Teachers routinely craft lessons that blend subjects. Teacher loyalty is not to other teachers who teach the same subject as them, but to other teachers who teach the same students at the same time. That way the gates are open for the planning of integrated work programmes. It is customary, therefore, to timetable together groups of students with small teams of teachers who plan together and make public their work plans. The quality of these curricular and pedagogic designs are subsequently judged by the outcomes of student work. Some work better than others, but that is how they learn.

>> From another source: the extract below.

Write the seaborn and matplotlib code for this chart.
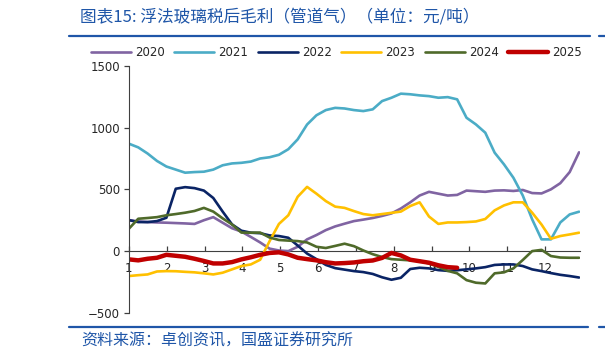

As a result, teachers want to work at High Tech High. They receive hundreds of applications for every vacancy, yet no-one has tenure – not Larry Rosenstock nor any other teacher (“Why would you want to retain a teacher who can’t produce outstanding student work?”). 

So what is the big idea?

At the core of High Tech High is a philosophy of integration. “At High Tech High we are committed to desegregating kids. We are committed to both a diverse and an integrated community in which all students follow College graduation programmes.” Integration begins with the community, but it goes much further. They integrate:

•across social class (following Thomas Jefferson’s belief that the purpose of public education is both to serve the public and to create a public)
•school and community – in Rosenstock’s words, “You don’t want to isolate school from the community kids are going out into. You want the walls to be as permeable as possible, with adults coming in and learning going out.”
•public and private – because San Diego business leaders are stakeholders in the schools’ success.
•secondary and post-secondary education, assuming that all students have the potential to progress to College if they choose. (Rosenstock cites his grandmother: “There are two kinds of people, those who think that there are two kinds of people and those who don’t.”)
•head and hand (following John Dewey’s belief that understanding derives from activity; from making and doing)
•learning with assessment.
This set out to be a provocation piece, but the provocation lies not so much in the argument as in the evidence of an alternative approach to secondary schooling that produces extraordinary results.

High Tech High has turned away from much of what is outdated and self-defeating about traditional schooling –  classroom design, divisions between subjects, isolation from the community, limiting belief systems about student potential, assessments that only one teacher ever sees, a model of school that fails to inspire and develop staff.

Having found such a model, are we in the UK able to learn from and seek to emulate the ambition and the passion and the practices of High Tech High?  It is not the only successful alternative model for secondary schools, but it is one that is within our grasp.

If you are a school leader in the UK, and you want to apply this learning, where would you start?

Larry’s advice is clear: he would divide the school internally into small schools of 400 students. He would identify outstanding teacher leaders to lead those small schools, together with a small design team. He would agree with them some defining values and some key principles, and then he would liberate them to design and define their curriculum and pedagogy. He would support this with resources – time to collaborate and to recognise their leadership roles. He would set a workshop date when they would all present their school designs (in a collaborative learning setting) and he would know that they would be very different – and after the group had modified each other’s designs he would accept them all and liberate their creativity to implement them, so creating an internally diverse set of designs, bound by common principles, from which they could learn.